La obra narra un pasaje de la vida de Mark Rothko, la que habla de su contrato para pintar los murales del restaurante Four Seasons del edificio Seagram, en Nueva York.  La trama se desarrolla mediante los diálogos que ocurren en el estudio del pintor,  entre él y su joven ayudante. A través de las conversaciones y discusiones entre ambos se  van narrando pasajes de la vida del pintor, exponiendo sus ideas estéticas y repasando parte de la historia del arte pictórico en el siglo pasado.
Rothko es un crítico feroz de la generación anterior a la suya, la de los cubistas, a quienes critica su excesivo comercialismo y el firmar los menús de los restaurantes.
Sin embargo, un hombre vanidoso, Rothko ha aceptado pintar los murales de uno de los  restaurantes más lujosos del mundo, cuya clientela es el tipo de personas por las que él no siente el mínimo respeto.
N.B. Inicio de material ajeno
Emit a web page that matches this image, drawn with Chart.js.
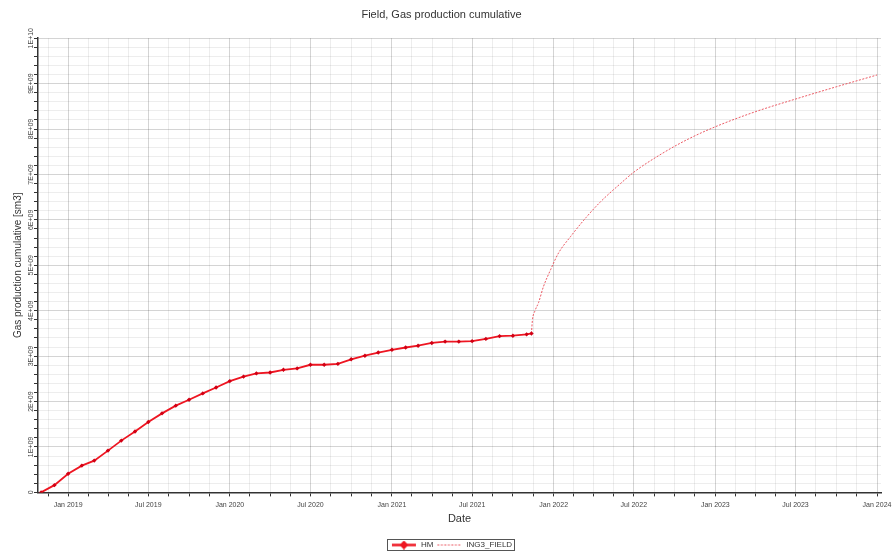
<!DOCTYPE html>
<html>
<head>
<meta charset="utf-8">
<script src="https://cdn.jsdelivr.net/npm/chart.js@4.4.1/dist/chart.umd.min.js"></script>
<style>
  html, body { margin: 0; padding: 0; background: #ffffff; }
  #wrap { width: 892px; height: 554px; }
</style>
</head>
<body>
<div id="wrap"><canvas id="c" width="892" height="554"></canvas></div>
<script>
// History-matched cumulative gas (monthly) and the ING3_FIELD forecast, in sm3
const hmDates = [
  '2018-11-01','2018-12-01','2019-01-01','2019-02-01','2019-03-01','2019-04-01',
  '2019-05-01','2019-06-01','2019-07-01','2019-08-01','2019-09-01','2019-10-01',
  '2019-11-01','2019-12-01','2020-01-01','2020-02-01','2020-03-01','2020-04-01',
  '2020-05-01','2020-06-01','2020-07-01','2020-08-01','2020-09-01','2020-10-01',
  '2020-11-01','2020-12-01','2021-01-01','2021-02-01','2021-03-01','2021-04-01',
  '2021-05-01','2021-06-01','2021-07-01','2021-08-01','2021-09-01','2021-10-01',
  '2021-11-01','2021-11-12'
];
const hmValues = [
  0, 0.16e9, 0.41e9, 0.59e9, 0.70e9, 0.92e9,
  1.14e9, 1.34e9, 1.55e9, 1.74e9, 1.91e9, 2.04e9,
  2.18e9, 2.31e9, 2.45e9, 2.55e9, 2.62e9, 2.64e9,
  2.70e9, 2.73e9, 2.81e9, 2.81e9, 2.83e9, 2.93e9,
  3.01e9, 3.08e9, 3.14e9, 3.19e9, 3.23e9, 3.29e9,
  3.32e9, 3.32e9, 3.33e9, 3.38e9, 3.44e9, 3.45e9,
  3.48e9, 3.50e9
];
const fcDates = [
  '2021-11-12','2021-11-14','2021-11-20','2021-11-28','2021-12-09','2021-12-25',
  '2022-01-12','2022-02-08','2022-03-15','2022-04-17','2022-06-01','2022-07-01',
  '2022-09-01','2022-11-01','2023-01-01','2023-04-01','2023-07-01','2023-10-01',
  '2024-01-01'
];
const fcValues = [
  3.50e9, 3.78e9, 4.00e9, 4.18e9, 4.53e9, 4.90e9,
  5.27e9, 5.63e9, 6.05e9, 6.40e9, 6.80e9, 7.05e9,
  7.45e9, 7.78e9, 8.05e9, 8.38e9, 8.66e9, 8.93e9,
  9.19e9
];

// Axis labels
const xTickDates = ['2019-01-01','2019-07-01','2020-01-01','2020-07-01','2021-01-01','2021-07-01',
                    '2022-01-01','2022-07-01','2023-01-01','2023-07-01','2024-01-01'];
const xTickLabels = ['Jan 2019','Jul 2019','Jan 2020','Jul 2020','Jan 2021','Jul 2021',
                     'Jan 2022','Jul 2022','Jan 2023','Jul 2023','Jan 2024'];
const yTickValues = [0,1e9,2e9,3e9,4e9,5e9,6e9,7e9,8e9,9e9,1e10];
const yTickLabels = ['0','1E+09','2E+09','3E+09','4E+09','5E+09','6E+09','7E+09','8E+09','9E+09','1E+10'];

const seriesNames = ['HM', 'ING3_FIELD'];

const toMs = s => { const [y, m, d] = s.split('-').map(Number); return Date.UTC(y, m - 1, d); };

const X_MIN = toMs('2018-10-25');
const X_MAX = toMs('2024-01-10');

const xMajor = xTickDates.map(toMs);
// minor grid every quarter of a half-year between the labelled dates
let xGrid = [];
for (let i = 0; i < xMajor.length; i++) {
  xGrid.push({ value: xMajor[i], major: true });
  if (i < xMajor.length - 1) {
    const step = (xMajor[i + 1] - xMajor[i]) / 4;
    for (let k = 1; k < 4; k++) xGrid.push({ value: xMajor[i] + k * step, major: false });
  }
}
{
  const step = (xMajor[1] - xMajor[0]) / 4;
  for (let k = 1; k < 4; k++) xGrid.push({ value: xMajor[0] - k * step, major: false });
}
xGrid = xGrid.filter(g => g.value >= X_MIN && g.value <= X_MAX).sort((a, b) => a.value - b.value);

const yGrid = [];
for (let v = 0; v <= 1e10 + 1; v += 2e8) {
  const idx = yTickValues.findIndex(t => Math.abs(t - v) < 1);
  yGrid.push({ value: v, major: idx >= 0 });
}

const HM_RED = 'rgb(238,22,34)';
const FC_RED = 'rgba(232,60,72,0.85)';

function legendSymbol(kind) {
  const cv = document.createElement('canvas');
  cv.width = 26; cv.height = 9;
  const g = cv.getContext('2d');
  if (kind === 'hm') {
    g.strokeStyle = HM_RED; g.lineWidth = 2.5;
    g.beginPath(); g.moveTo(1, 4.5); g.lineTo(25, 4.5); g.stroke();
    g.fillStyle = HM_RED;
    g.beginPath(); g.moveTo(13, 0); g.lineTo(17.5, 4.5); g.lineTo(13, 9); g.lineTo(8.5, 4.5); g.closePath(); g.fill();
  } else {
    g.strokeStyle = FC_RED; g.lineWidth = 1;
    g.setLineDash([2, 1.5]);
    g.beginPath(); g.moveTo(1, 4.5); g.lineTo(25, 4.5); g.stroke();
  }
  return cv;
}

// Legend sits slightly right of centre inside a thin frame
const LEGEND_SHIFT = 10;
const legendFrame = {
  id: 'legendFrame',
  afterLayout(chart) {
    const lg = chart.legend;
    if (!lg) return;
    lg.left += LEGEND_SHIFT; lg.right += LEGEND_SHIFT;
    (lg.legendHitBoxes || []).forEach(h => { h.left += LEGEND_SHIFT; });
  },
  afterDraw(chart) {
    const boxes = chart.legend && chart.legend.legendHitBoxes;
    if (!boxes || !boxes.length) return;
    let l = Infinity, r = -Infinity, t = Infinity, b = -Infinity;
    boxes.forEach(h => { l = Math.min(l, h.left); r = Math.max(r, h.left + h.width); t = Math.min(t, h.top); b = Math.max(b, h.top + h.height); });
    const ctx = chart.ctx;
    ctx.save();
    ctx.strokeStyle = '#555'; ctx.lineWidth = 1;
    ctx.strokeRect(Math.round(l - 4) + 0.5, Math.round(t - 2) + 0.5, Math.round(r - l + 6), Math.round(b - t + 3));
    ctx.restore();
  }
};

Chart.defaults.font.family = '"Liberation Sans", Arial, sans-serif';
Chart.defaults.color = '#444';

new Chart(document.getElementById('c'), {
  type: 'line',
  data: {
    datasets: [
      {
        label: seriesNames[0],
        data: hmDates.map((d, i) => ({ x: toMs(d), y: hmValues[i] })),
        borderColor: HM_RED,
        backgroundColor: 'rgb(210,0,20)',
        borderWidth: 1.8,
        pointStyle: 'rectRot',
        pointRadius: 2.2,
        pointBorderWidth: 0,
        tension: 0
      },
      {
        label: seriesNames[1],
        data: fcDates.map((d, i) => ({ x: toMs(d), y: fcValues[i] })),
        borderColor: FC_RED,
        borderWidth: 1,
        borderDash: [2, 1.5],
        pointRadius: 0,
        cubicInterpolationMode: 'monotone'
      }
    ]
  },
  options: {
    responsive: false,
    animation: false,
    layout: { padding: { left: 2, right: 11, top: 0, bottom: -5 } },
    plugins: {
      title: {
        display: true,
        text: 'Field, Gas production cumulative',
        color: '#333',
        font: { size: 11, weight: 'normal' },
        padding: { top: 8, bottom: 17 }
      },
      legend: {
        position: 'bottom',
        labels: {
          usePointStyle: true,
          pointStyleWidth: 26,
          font: { size: 8 },
          color: '#333',
          padding: 3,
          generateLabels: () => [
            { text: seriesNames[0], pointStyle: legendSymbol('hm'), fontColor: '#333', strokeStyle: 'transparent', fillStyle: 'transparent', lineWidth: 0, datasetIndex: 0 },
            { text: seriesNames[1], pointStyle: legendSymbol('fc'), fontColor: '#333', strokeStyle: 'transparent', fillStyle: 'transparent', lineWidth: 0, datasetIndex: 1 }
          ]
        }
      },
      tooltip: { enabled: false }
    },
    scales: {
      x: {
        type: 'linear',
        min: X_MIN,
        max: X_MAX,
        afterBuildTicks: s => { s.ticks = xGrid.map(g => ({ value: g.value, major: g.major })); },
        afterFit: s => { s.paddingLeft = 0; s.paddingRight = 0; },
        ticks: {
          autoSkip: false,
          maxRotation: 0,
          minRotation: 0,
          padding: 4,
          font: { size: 7 },
          color: '#444',
          callback: (v) => { const i = xMajor.indexOf(v); return i >= 0 ? xTickLabels[i] : ''; }
        },
        grid: {
          color: c => (c.tick && c.tick.major) ? 'rgba(0,0,0,0.17)' : 'rgba(0,0,0,0.07)',
          tickColor: '#333',
          tickLength: 4,
          drawTicks: true
        },
        border: { color: '#333', width: 1.5 },
        title: { display: true, text: 'Date', color: '#333', font: { size: 11 }, padding: { top: 0, bottom: 12 } }
      },
      y: {
        type: 'linear',
        min: 0,
        max: 1e10,
        afterBuildTicks: s => { s.ticks = yGrid.map(g => ({ value: g.value, major: g.major })); },
        afterFit: s => { s.width = 36; },
        ticks: {
          autoSkip: false,
          minRotation: 90,
          maxRotation: 90,
          crossAlign: 'center',
          padding: -7,
          font: { size: 7 },
          color: '#444',
          callback: (v) => { const i = yTickValues.findIndex(t => Math.abs(t - v) < 1); return i >= 0 ? yTickLabels[i] : ''; }
        },
        grid: {
          color: c => (c.tick && c.tick.major) ? 'rgba(0,0,0,0.17)' : 'rgba(0,0,0,0.07)',
          tickColor: '#333',
          tickLength: 4
        },
        border: { color: '#333', width: 1.5 },
        title: { display: true, text: 'Gas production cumulative [sm3]', color: '#333', font: { size: 10 }, padding: { top: 10, bottom: 0 } }
      }
    }
  },
  plugins: [legendFrame]
});
</script>
</body>
</html>
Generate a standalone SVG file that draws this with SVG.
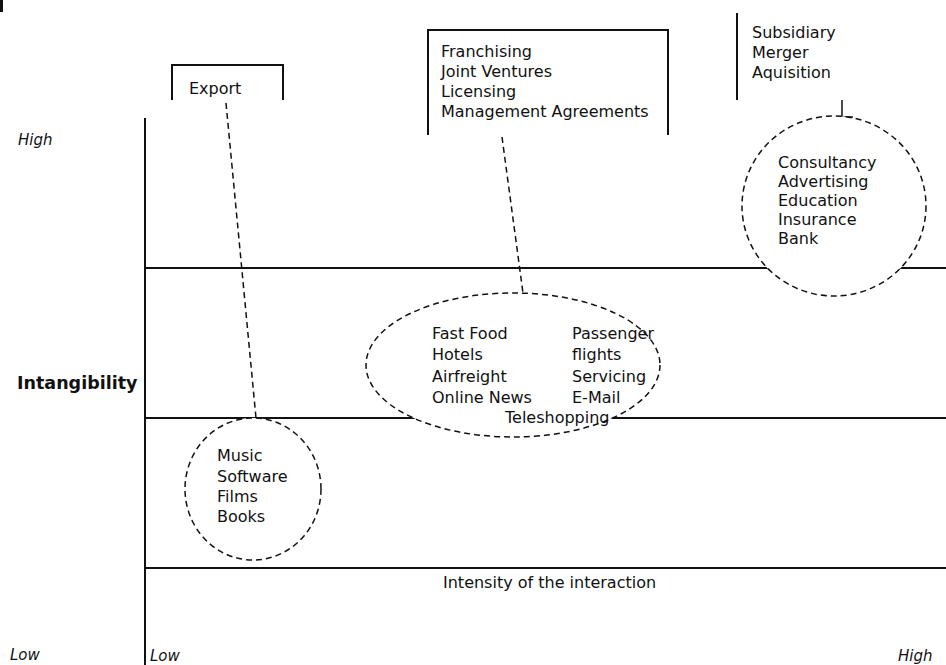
<svg xmlns="http://www.w3.org/2000/svg" width="946" height="665" viewBox="0 0 946 665">
<style>
text{font-family:"DejaVu Sans","Liberation Sans",sans-serif;font-size:16px;fill:#111}
.ax{stroke:#111;stroke-width:2;fill:none}
.box{stroke:#111;stroke-width:2;fill:none}
.bub{stroke:#111;stroke-width:1.5;fill:#fff;stroke-dasharray:6 4}
.con{stroke:#111;stroke-width:1.5;fill:none;stroke-dasharray:6 4}
.it{font-style:italic;font-size:15px}
</style>
<rect width="946" height="665" fill="#fff"/>
<rect x="0" y="0" width="3" height="12" fill="#111"/>
<g id="axes">
<line class="ax" x1="145" y1="118" x2="145" y2="665"/>
<line class="ax" x1="145" y1="268" x2="946" y2="268"/>
<line class="ax" x1="145" y1="418" x2="946" y2="418"/>
<line class="ax" x1="145" y1="568" x2="946" y2="568"/>
<text x="18" y="145" class="it">High</text>
<text x="10" y="660" class="it">Low</text>
<text x="150" y="661" class="it">Low</text>
<text x="898" y="661" class="it">High</text>
<text x="17" y="389" style="font-weight:bold;font-size:17.5px">Intangibility</text>
<text x="443" y="588">Intensity of the interaction</text>
</g>
<g id="connectors">
<line class="con" x1="226" y1="103" x2="256" y2="418"/>
<line class="con" x1="502" y1="137" x2="523" y2="293"/>
<polyline class="con" points="842,100 842,117 853,117" style="stroke-dasharray:none"/>
</g>
<g id="export">
<polyline class="box" points="172,100 172,65 283,65 283,100"/>
<text x="189" y="94">Export</text>
</g>
<g id="franchising">
<polyline class="box" points="428,135 428,30 668,30 668,135"/>
<text x="441" y="57">Franchising</text>
<text x="441" y="77">Joint Ventures</text>
<text x="441" y="97">Licensing</text>
<text x="441" y="117">Management Agreements</text>
</g>
<g id="subsidiary">
<line class="box" x1="737" y1="13" x2="737" y2="100"/>
<text x="752" y="38">Subsidiary</text>
<text x="752" y="58">Merger</text>
<text x="752" y="78">Aquisition</text>
</g>
<g id="consultancy">
<ellipse class="bub" cx="834" cy="206" rx="92" ry="90"/>
<text x="778" y="168">Consultancy</text>
<text x="778" y="187">Advertising</text>
<text x="778" y="206">Education</text>
<text x="778" y="225">Insurance</text>
<text x="778" y="244">Bank</text>
</g>
<g id="services">
<ellipse class="bub" cx="513" cy="365" rx="147" ry="72"/>
<text x="432" y="339">Fast Food</text>
<text x="432" y="360">Hotels</text>
<text x="432" y="382">Airfreight</text>
<text x="432" y="403">Online News</text>
<text x="572" y="339">Passenger</text>
<text x="572" y="360">flights</text>
<text x="572" y="382">Servicing</text>
<text x="572" y="403">E-Mail</text>
<text x="505" y="423">Teleshopping</text>
</g>
<g id="music">
<ellipse class="bub" cx="253" cy="489" rx="68" ry="71"/>
<text x="217" y="461">Music</text>
<text x="217" y="482">Software</text>
<text x="217" y="502">Films</text>
<text x="217" y="522">Books</text>
</g>
</svg>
Esa dualidad le produce una crisis que lo lleva a cancelar el contrato para la realización de los murales.
Parte de la discusión que también recorre la trama es la de la evolución del color rojo, como símbolo de vida, al color negro como símbolo de muerte. En la vida real, los cuadros de Rothko al final de su vida fueron teniendo tonos más oscuros, castaños y ocre y menos rojo.
La puesta en escena es dinámica hay pasajes donde se ve al pintor y su asistente colorear una tela, al compás de la música de fondo que marca el ritmo de un trabajo frenético, que se advierte catártico.
La obra me gustó. El trabajo de Víctor Trujillo también. Fui fan de La Caravana y de Brozo, así que salí contento, pero no pude evitar el pensamiento de que el conflicto de Rothko, que plantea la obra,  es en última instancia el de todo artista frente a la comercialización de su trabajo. Sin sobre ideologizar el asunto me pareció una paradoja el que el actor principal de esa pieza haya tenido que triunfar primero como payaso, para que se le conceda el derecho de actuar en serio.